Showing posts with label trombine. Show all posts
Showing posts with label trombine. Show all posts

Thursday, June 5, 2008

Docking validation study: classic example, thrombine

The Figure on the left represents a docking study of more than 200 molecules with known activity on thrombin. The protein is a well known target ....

We have extracted the binding data from the BindingDB database and docked all the molecules onto a single (of a few available) 3D structure (2cn0 from the pdb databank).

The figure represents graphically the results of the research. The calculated and the measured activities are well correlated. Strong binders are indeed identified as strong binders (left bottom part of the graph). The accuracy of the predictions is quite good (see our discussion on the quality of the biological data here and here).

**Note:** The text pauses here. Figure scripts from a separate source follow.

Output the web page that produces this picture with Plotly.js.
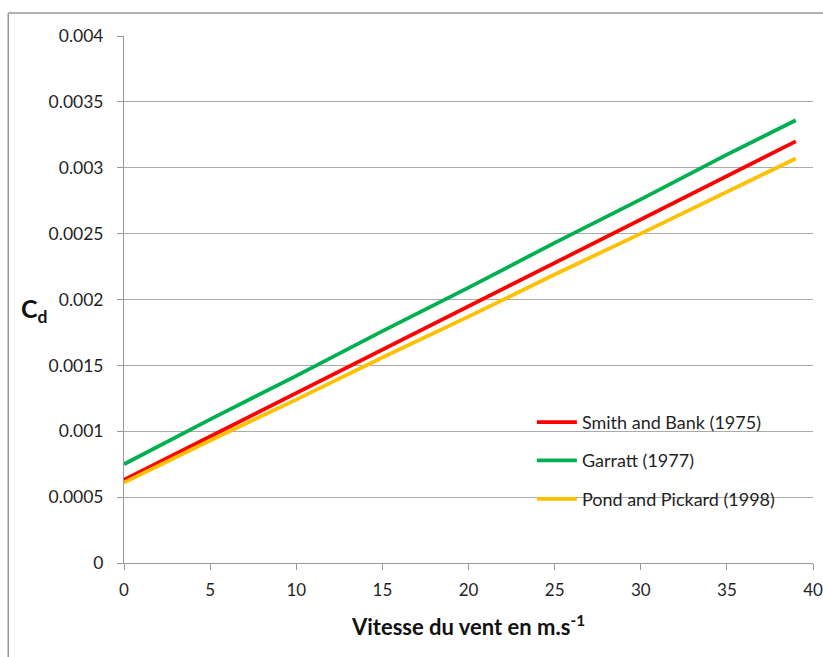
<!DOCTYPE html>
<html>
<head>
<meta charset="utf-8">
<script src="https://cdn.plot.ly/plotly-3.0.1.min.js"></script>
<style>html,body{margin:0;padding:0;background:#fff;}#chart{width:823px;height:657px;}</style>
</head>
<body>
<div id="chart"></div>
<script>
// Wind speed (m/s) and drag coefficient values
const windSpeed = [0, 5, 10, 15, 20, 25, 30, 35, 39];
const smithBank = [0.00063, 0.00096, 0.00129, 0.00162, 0.00195, 0.00228, 0.00261, 0.00294, 0.00320];
const garratt   = [0.00075, 0.00109, 0.00142, 0.00176, 0.00209, 0.00243, 0.00276, 0.00310, 0.00336];
const pondPickard = [0.00061, 0.00093, 0.00124, 0.00156, 0.00187, 0.00219, 0.00250, 0.00282, 0.00307];
const seriesNames = ['Smith and Bank (1975)', 'Garratt (1977)', 'Pond and Pickard (1998)'];
const yTickVals = [0, 0.0005, 0.001, 0.0015, 0.002, 0.0025, 0.003, 0.0035, 0.004];
const yTickText = ['0', '0.0005', '0.001', '0.0015', '0.002', '0.0025', '0.003', '0.0035', '0.004'];
const xTickVals = [0, 5, 10, 15, 20, 25, 30, 35, 40];

const FONT = 'Lato, "Open Sans", sans-serif';
const colors = ['#FF0000', '#00B050', '#FFC000'];
const ys = [smithBank, garratt, pondPickard];

const traces = ys.map((y, i) => ({
  x: windSpeed, y: y, type: 'scatter', mode: 'lines', name: seriesNames[i],
  legendgroup: 'g' + i,
  line: {color: colors[i], width: 3.8}
}));

const layout = {
  width: 823, height: 657,
  margin: {l: 124, r: 10, t: 36, b: 94},
  paper_bgcolor: '#fff', plot_bgcolor: '#fff',
  font: {family: FONT, size: 17, color: '#1f1f1f'},
  showlegend: true,
  legend: {x: 0.592, y: 0.302, xanchor: 'left', yanchor: 'top', bgcolor: 'rgba(0,0,0,0)',
           font: {family: FONT, size: 18, color: '#1f1f1f'}, traceorder: 'grouped', tracegroupgap: 12, itemwidth: 40},
  xaxis: {
    range: [0, 40], tickvals: xTickVals, ticks: 'outside', ticklen: 6, tickcolor: '#999',
    showline: true, linecolor: '#999', linewidth: 1, showgrid: false, zeroline: false,
    ticklabelstandoff: 6, tickfont: {size: 17},
    title: {text: '<b>Vitesse du vent en m.s<sup>-1</sup></b>', font: {family: FONT, size: 22, color: '#111'}, standoff: 20}
  },
  yaxis: {
    range: [0, 0.004], tickvals: yTickVals, ticktext: yTickText, ticks: 'outside', ticklen: 6, tickcolor: '#999',
    showline: true, linecolor: '#999', linewidth: 1, showgrid: true, gridcolor: '#aaa', gridwidth: 1,
    zeroline: false, ticklabelstandoff: 10, tickfont: {size: 17.5}
  },
  annotations: [{
    xref: 'paper', yref: 'paper', x: -0.13, y: 0.48, xanchor: 'center', yanchor: 'middle',
    text: '<b>C<sub>d</sub></b>', showarrow: false, font: {family: FONT, size: 25, color: '#111'}
  }],
  shapes: [
    {type: 'line', xref: 'paper', yref: 'paper', x0: -0.168, x1: 1.02, y0: 1.0436, y1: 1.0436, line: {color: '#999', width: 1.5}},
    {type: 'line', xref: 'paper', yref: 'paper', x0: -0.168, x1: -0.168, y0: 1.0436, y1: -0.19, line: {color: '#999', width: 1.5}}
  ]
};

Plotly.newPlot('chart', traces, layout, {displayModeBar: false, staticPlot: true});
</script>
</body>
</html>
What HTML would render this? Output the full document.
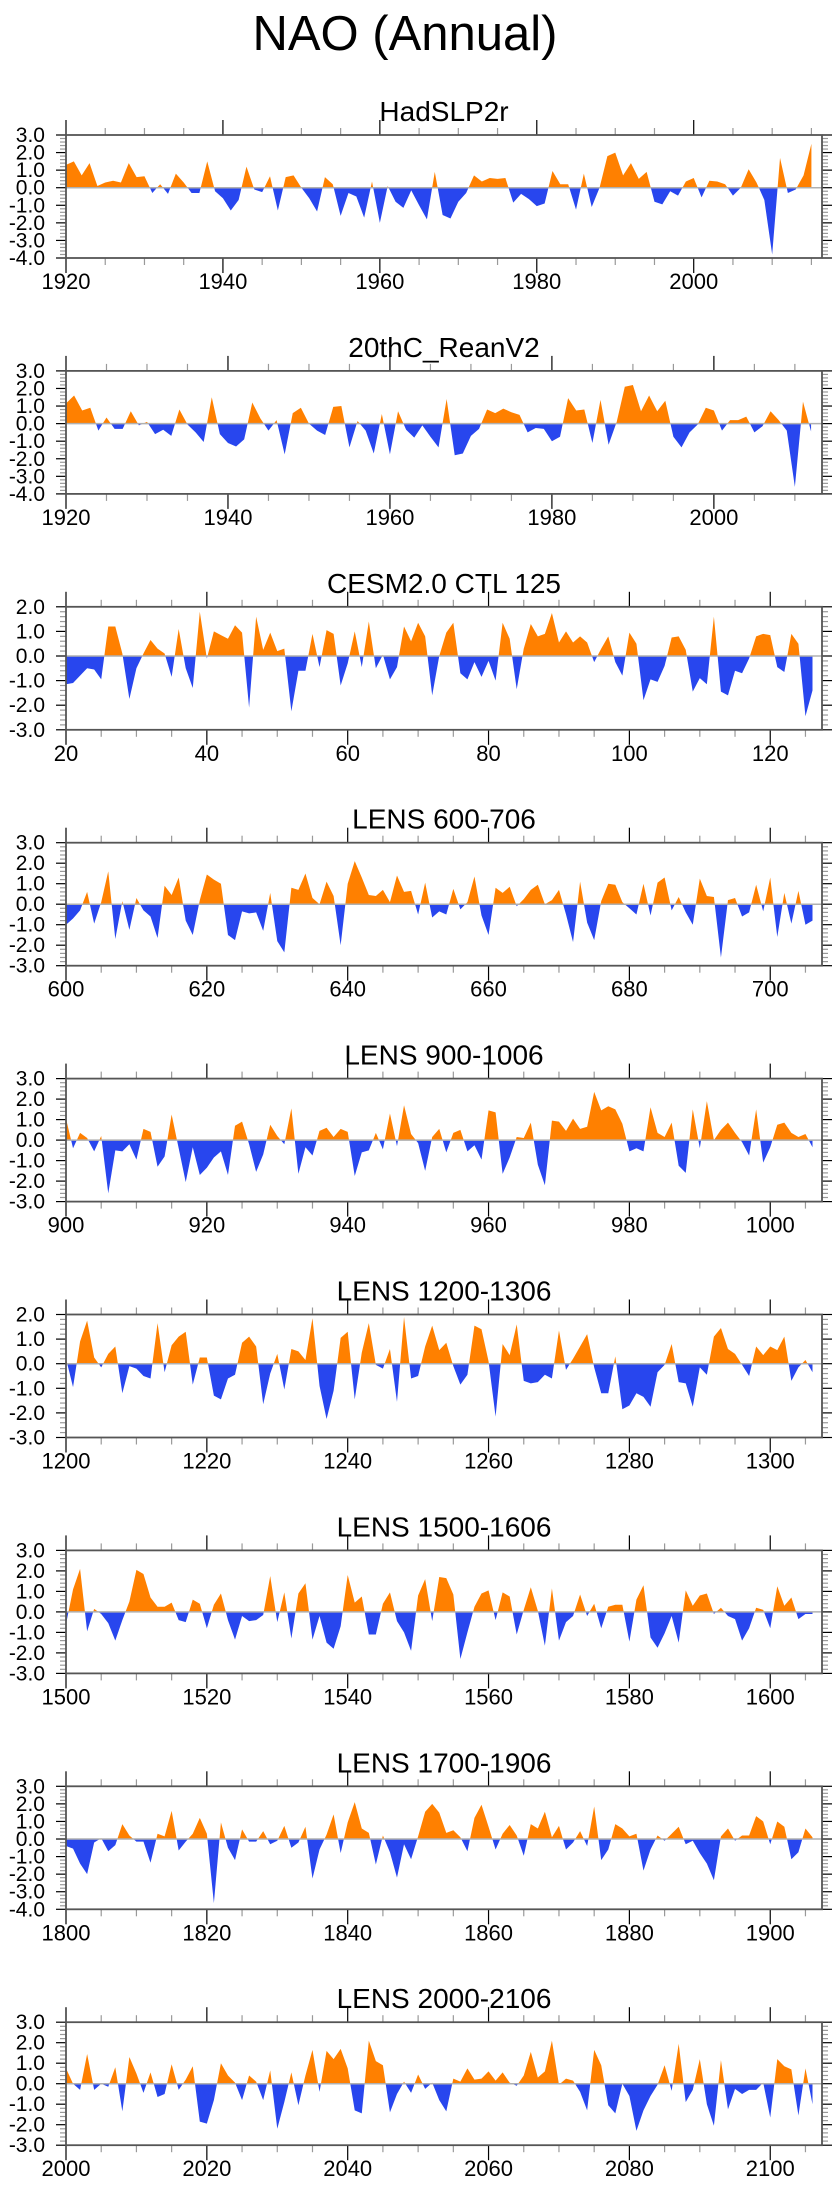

The results of the calculations can be conveniently summarized in terms of confidentiality matrix. Normally a first screen of novel compounds is performed at a certain concentration to distinguish between the active and non-active compounds. Let's take a standard, 1muM (~-35kJ/M) activity, as a separation cut-off. Then the confidence matrix has the following elements:
  • Experimentally active, Predicted active: 29 molecules
  • Experimentally n-active, Predicted active: 15 molecules (false positives)
  • Experimentally active, Predicted n-active: 8 molecules (false negatives)
  • Experimentally n-active, Predicted n-active: 156 molecules

Tuesday, December 18, 2007

How good are biological data - II: Trombine, GSK, GPCR

Many bindign affinity prediction methods, such as scores and QSAR models, rely on availability of accurate information on binding constants. The figure on the left is a result of our sdf-file parser applied to trombine (blue) and GSK (yellow) binding data from BindingDB database. The parser is written with python and uses pybel to extract unique molecules from a given multimolecular sdf.
The parser not only finds identical (in Tanimoto-similarity sense) compounds, but also prints the binding constants from the sdf records. The graph shows the correlation of the reported inverse log(binding constants) for the same molecules from different entries (sources).
The result is in fact fairly impressive (the blue points): the discrepancies-"errors" are quite large and are especially profound for good (or better say very good) binders.
The yellow points represent the result of the same script over GSK-kinase activity data. Although the total number of molecules in BindDB is much larger, almost all of them are unique. The difference between different sources is not as much as for trombine.
The Figure on the right is the visualized script output for GPCR(5-HT2B) from PDSP Ki database. The situation is roughly the same: the accuracy of a typical biological experiment reported in a literature amounts roughly to a single unit of pKd.

This and previously reported correlation for HERG ion channel should serve as an example when the results of binding affinity calculations are compared to experimental data.